Start Source excerpt
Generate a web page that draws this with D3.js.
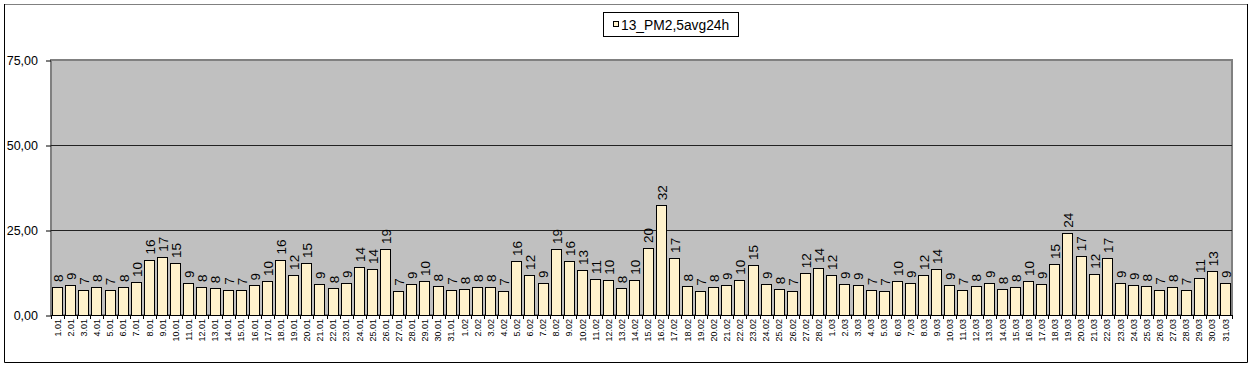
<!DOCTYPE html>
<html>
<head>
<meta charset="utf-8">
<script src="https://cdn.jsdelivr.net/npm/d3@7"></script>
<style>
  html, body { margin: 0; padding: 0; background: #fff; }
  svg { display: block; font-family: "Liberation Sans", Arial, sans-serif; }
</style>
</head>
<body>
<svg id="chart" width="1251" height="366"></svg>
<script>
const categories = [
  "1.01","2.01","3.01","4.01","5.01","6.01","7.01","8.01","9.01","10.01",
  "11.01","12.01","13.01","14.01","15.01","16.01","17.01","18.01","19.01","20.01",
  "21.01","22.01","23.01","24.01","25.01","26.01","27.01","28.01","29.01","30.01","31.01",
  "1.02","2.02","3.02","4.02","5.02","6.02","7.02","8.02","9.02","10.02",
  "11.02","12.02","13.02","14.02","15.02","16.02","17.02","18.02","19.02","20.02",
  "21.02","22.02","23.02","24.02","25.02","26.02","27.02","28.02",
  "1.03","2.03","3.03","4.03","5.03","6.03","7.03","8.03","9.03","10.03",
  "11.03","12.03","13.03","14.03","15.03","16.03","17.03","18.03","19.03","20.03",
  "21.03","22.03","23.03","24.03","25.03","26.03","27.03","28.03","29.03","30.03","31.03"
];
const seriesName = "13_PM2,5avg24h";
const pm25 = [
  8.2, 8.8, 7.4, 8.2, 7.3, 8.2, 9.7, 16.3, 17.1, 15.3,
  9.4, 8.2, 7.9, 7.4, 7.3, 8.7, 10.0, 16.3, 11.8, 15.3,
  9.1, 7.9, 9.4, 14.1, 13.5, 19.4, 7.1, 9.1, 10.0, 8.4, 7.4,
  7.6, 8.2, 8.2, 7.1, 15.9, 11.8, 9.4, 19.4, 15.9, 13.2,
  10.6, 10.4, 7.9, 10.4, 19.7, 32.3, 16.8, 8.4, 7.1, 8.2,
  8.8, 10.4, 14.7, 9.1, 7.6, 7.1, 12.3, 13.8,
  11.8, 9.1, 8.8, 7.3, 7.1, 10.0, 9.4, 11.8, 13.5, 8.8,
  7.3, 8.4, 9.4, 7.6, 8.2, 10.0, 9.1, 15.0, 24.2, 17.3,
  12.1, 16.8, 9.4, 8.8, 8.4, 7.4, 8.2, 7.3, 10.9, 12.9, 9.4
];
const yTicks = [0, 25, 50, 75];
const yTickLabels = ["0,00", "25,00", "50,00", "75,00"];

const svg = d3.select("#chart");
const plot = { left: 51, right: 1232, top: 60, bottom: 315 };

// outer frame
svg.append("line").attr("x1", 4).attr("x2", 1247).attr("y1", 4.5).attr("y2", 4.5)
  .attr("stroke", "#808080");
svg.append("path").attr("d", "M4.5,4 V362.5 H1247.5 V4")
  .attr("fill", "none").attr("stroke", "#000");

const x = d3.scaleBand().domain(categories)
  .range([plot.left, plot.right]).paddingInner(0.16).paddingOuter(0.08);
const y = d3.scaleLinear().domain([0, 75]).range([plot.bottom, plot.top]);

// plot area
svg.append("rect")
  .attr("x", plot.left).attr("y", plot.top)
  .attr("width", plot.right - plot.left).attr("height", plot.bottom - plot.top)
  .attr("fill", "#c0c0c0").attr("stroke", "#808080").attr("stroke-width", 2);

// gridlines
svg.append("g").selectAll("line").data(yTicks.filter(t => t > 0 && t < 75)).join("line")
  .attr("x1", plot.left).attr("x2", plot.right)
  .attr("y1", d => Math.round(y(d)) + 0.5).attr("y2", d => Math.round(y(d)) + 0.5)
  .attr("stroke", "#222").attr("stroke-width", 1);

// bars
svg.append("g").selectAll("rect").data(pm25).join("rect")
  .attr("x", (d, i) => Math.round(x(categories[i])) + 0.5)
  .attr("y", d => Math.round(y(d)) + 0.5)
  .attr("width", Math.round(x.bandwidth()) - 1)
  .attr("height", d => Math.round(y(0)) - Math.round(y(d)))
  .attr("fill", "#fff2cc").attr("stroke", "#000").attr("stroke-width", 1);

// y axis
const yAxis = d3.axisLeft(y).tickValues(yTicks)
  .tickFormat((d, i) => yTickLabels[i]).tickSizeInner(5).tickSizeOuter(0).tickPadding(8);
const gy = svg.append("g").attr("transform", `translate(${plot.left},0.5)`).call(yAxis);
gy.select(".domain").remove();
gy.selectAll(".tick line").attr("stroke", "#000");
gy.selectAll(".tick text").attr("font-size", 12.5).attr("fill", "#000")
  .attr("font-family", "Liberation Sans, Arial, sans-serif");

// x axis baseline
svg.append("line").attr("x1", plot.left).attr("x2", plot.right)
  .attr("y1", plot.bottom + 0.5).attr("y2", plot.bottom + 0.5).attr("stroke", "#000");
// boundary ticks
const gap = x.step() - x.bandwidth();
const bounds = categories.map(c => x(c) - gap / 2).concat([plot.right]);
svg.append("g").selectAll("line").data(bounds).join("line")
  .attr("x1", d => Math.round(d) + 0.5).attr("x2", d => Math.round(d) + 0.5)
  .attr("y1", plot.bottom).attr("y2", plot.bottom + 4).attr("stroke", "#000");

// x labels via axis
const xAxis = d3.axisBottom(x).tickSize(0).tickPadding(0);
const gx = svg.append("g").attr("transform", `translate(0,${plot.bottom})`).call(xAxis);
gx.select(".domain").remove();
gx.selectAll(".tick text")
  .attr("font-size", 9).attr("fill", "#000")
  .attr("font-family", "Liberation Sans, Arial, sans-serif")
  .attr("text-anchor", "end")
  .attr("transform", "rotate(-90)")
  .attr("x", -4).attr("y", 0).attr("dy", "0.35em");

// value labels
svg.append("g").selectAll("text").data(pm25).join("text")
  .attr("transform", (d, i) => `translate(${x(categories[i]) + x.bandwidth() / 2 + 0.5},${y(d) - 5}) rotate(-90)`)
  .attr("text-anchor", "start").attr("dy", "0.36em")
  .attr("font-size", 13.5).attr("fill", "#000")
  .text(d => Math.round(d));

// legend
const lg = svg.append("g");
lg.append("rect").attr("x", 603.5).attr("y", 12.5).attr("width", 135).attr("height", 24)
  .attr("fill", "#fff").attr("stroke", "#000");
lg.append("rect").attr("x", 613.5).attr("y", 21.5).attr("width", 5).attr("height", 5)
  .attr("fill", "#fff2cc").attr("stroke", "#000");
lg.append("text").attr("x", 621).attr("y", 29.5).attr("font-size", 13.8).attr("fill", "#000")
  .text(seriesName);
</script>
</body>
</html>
End Source excerpt
> _Stated task_: Extract the full listing above verbatim; pictures are to be left out of the copy.

> _Solution_:
Generate a web page that draws this with D3.js.
<!DOCTYPE html>
<html>
<head>
<meta charset="utf-8">
<script src="https://cdn.jsdelivr.net/npm/d3@7"></script>
<style>
  html, body { margin: 0; padding: 0; background: #fff; }
  svg { display: block; font-family: "Liberation Sans", Arial, sans-serif; }
</style>
</head>
<body>
<svg id="chart" width="1251" height="366"></svg>
<script>
const categories = [
  "1.01","2.01","3.01","4.01","5.01","6.01","7.01","8.01","9.01","10.01",
  "11.01","12.01","13.01","14.01","15.01","16.01","17.01","18.01","19.01","20.01",
  "21.01","22.01","23.01","24.01","25.01","26.01","27.01","28.01","29.01","30.01","31.01",
  "1.02","2.02","3.02","4.02","5.02","6.02","7.02","8.02","9.02","10.02",
  "11.02","12.02","13.02","14.02","15.02","16.02","17.02","18.02","19.02","20.02",
  "21.02","22.02","23.02","24.02","25.02","26.02","27.02","28.02",
  "1.03","2.03","3.03","4.03","5.03","6.03","7.03","8.03","9.03","10.03",
  "11.03","12.03","13.03","14.03","15.03","16.03","17.03","18.03","19.03","20.03",
  "21.03","22.03","23.03","24.03","25.03","26.03","27.03","28.03","29.03","30.03","31.03"
];
const seriesName = "13_PM2,5avg24h";
const pm25 = [
  8.2, 8.8, 7.4, 8.2, 7.3, 8.2, 9.7, 16.3, 17.1, 15.3,
  9.4, 8.2, 7.9, 7.4, 7.3, 8.7, 10.0, 16.3, 11.8, 15.3,
  9.1, 7.9, 9.4, 14.1, 13.5, 19.4, 7.1, 9.1, 10.0, 8.4, 7.4,
  7.6, 8.2, 8.2, 7.1, 15.9, 11.8, 9.4, 19.4, 15.9, 13.2,
  10.6, 10.4, 7.9, 10.4, 19.7, 32.3, 16.8, 8.4, 7.1, 8.2,
  8.8, 10.4, 14.7, 9.1, 7.6, 7.1, 12.3, 13.8,
  11.8, 9.1, 8.8, 7.3, 7.1, 10.0, 9.4, 11.8, 13.5, 8.8,
  7.3, 8.4, 9.4, 7.6, 8.2, 10.0, 9.1, 15.0, 24.2, 17.3,
  12.1, 16.8, 9.4, 8.8, 8.4, 7.4, 8.2, 7.3, 10.9, 12.9, 9.4
];
const yTicks = [0, 25, 50, 75];
const yTickLabels = ["0,00", "25,00", "50,00", "75,00"];

const svg = d3.select("#chart");
const plot = { left: 51, right: 1232, top: 60, bottom: 315 };

// outer frame
svg.append("line").attr("x1", 4).attr("x2", 1247).attr("y1", 4.5).attr("y2", 4.5)
  .attr("stroke", "#808080");
svg.append("path").attr("d", "M4.5,4 V362.5 H1247.5 V4")
  .attr("fill", "none").attr("stroke", "#000");

const x = d3.scaleBand().domain(categories)
  .range([plot.left, plot.right]).paddingInner(0.16).paddingOuter(0.08);
const y = d3.scaleLinear().domain([0, 75]).range([plot.bottom, plot.top]);

// plot area
svg.append("rect")
  .attr("x", plot.left).attr("y", plot.top)
  .attr("width", plot.right - plot.left).attr("height", plot.bottom - plot.top)
  .attr("fill", "#c0c0c0").attr("stroke", "#808080").attr("stroke-width", 2);

// gridlines
svg.append("g").selectAll("line").data(yTicks.filter(t => t > 0 && t < 75)).join("line")
  .attr("x1", plot.left).attr("x2", plot.right)
  .attr("y1", d => Math.round(y(d)) + 0.5).attr("y2", d => Math.round(y(d)) + 0.5)
  .attr("stroke", "#222").attr("stroke-width", 1);

// bars
svg.append("g").selectAll("rect").data(pm25).join("rect")
  .attr("x", (d, i) => Math.round(x(categories[i])) + 0.5)
  .attr("y", d => Math.round(y(d)) + 0.5)
  .attr("width", Math.round(x.bandwidth()) - 1)
  .attr("height", d => Math.round(y(0)) - Math.round(y(d)))
  .attr("fill", "#fff2cc").attr("stroke", "#000").attr("stroke-width", 1);

// y axis
const yAxis = d3.axisLeft(y).tickValues(yTicks)
  .tickFormat((d, i) => yTickLabels[i]).tickSizeInner(5).tickSizeOuter(0).tickPadding(8);
const gy = svg.append("g").attr("transform", `translate(${plot.left},0.5)`).call(yAxis);
gy.select(".domain").remove();
gy.selectAll(".tick line").attr("stroke", "#000");
gy.selectAll(".tick text").attr("font-size", 12.5).attr("fill", "#000")
  .attr("font-family", "Liberation Sans, Arial, sans-serif");

// x axis baseline
svg.append("line").attr("x1", plot.left).attr("x2", plot.right)
  .attr("y1", plot.bottom + 0.5).attr("y2", plot.bottom + 0.5).attr("stroke", "#000");
// boundary ticks
const gap = x.step() - x.bandwidth();
const bounds = categories.map(c => x(c) - gap / 2).concat([plot.right]);
svg.append("g").selectAll("line").data(bounds).join("line")
  .attr("x1", d => Math.round(d) + 0.5).attr("x2", d => Math.round(d) + 0.5)
  .attr("y1", plot.bottom).attr("y2", plot.bottom + 4).attr("stroke", "#000");

// x labels via axis
const xAxis = d3.axisBottom(x).tickSize(0).tickPadding(0);
const gx = svg.append("g").attr("transform", `translate(0,${plot.bottom})`).call(xAxis);
gx.select(".domain").remove();
gx.selectAll(".tick text")
  .attr("font-size", 9).attr("fill", "#000")
  .attr("font-family", "Liberation Sans, Arial, sans-serif")
  .attr("text-anchor", "end")
  .attr("transform", "rotate(-90)")
  .attr("x", -4).attr("y", 0).attr("dy", "0.35em");

// value labels
svg.append("g").selectAll("text").data(pm25).join("text")
  .attr("transform", (d, i) => `translate(${x(categories[i]) + x.bandwidth() / 2 + 0.5},${y(d) - 5}) rotate(-90)`)
  .attr("text-anchor", "start").attr("dy", "0.36em")
  .attr("font-size", 13.5).attr("fill", "#000")
  .text(d => Math.round(d));

// legend
const lg = svg.append("g");
lg.append("rect").attr("x", 603.5).attr("y", 12.5).attr("width", 135).attr("height", 24)
  .attr("fill", "#fff").attr("stroke", "#000");
lg.append("rect").attr("x", 613.5).attr("y", 21.5).attr("width", 5).attr("height", 5)
  .attr("fill", "#fff2cc").attr("stroke", "#000");
lg.append("text").attr("x", 621).attr("y", 29.5).attr("font-size", 13.8).attr("fill", "#000")
  .text(seriesName);
</script>
</body>
</html>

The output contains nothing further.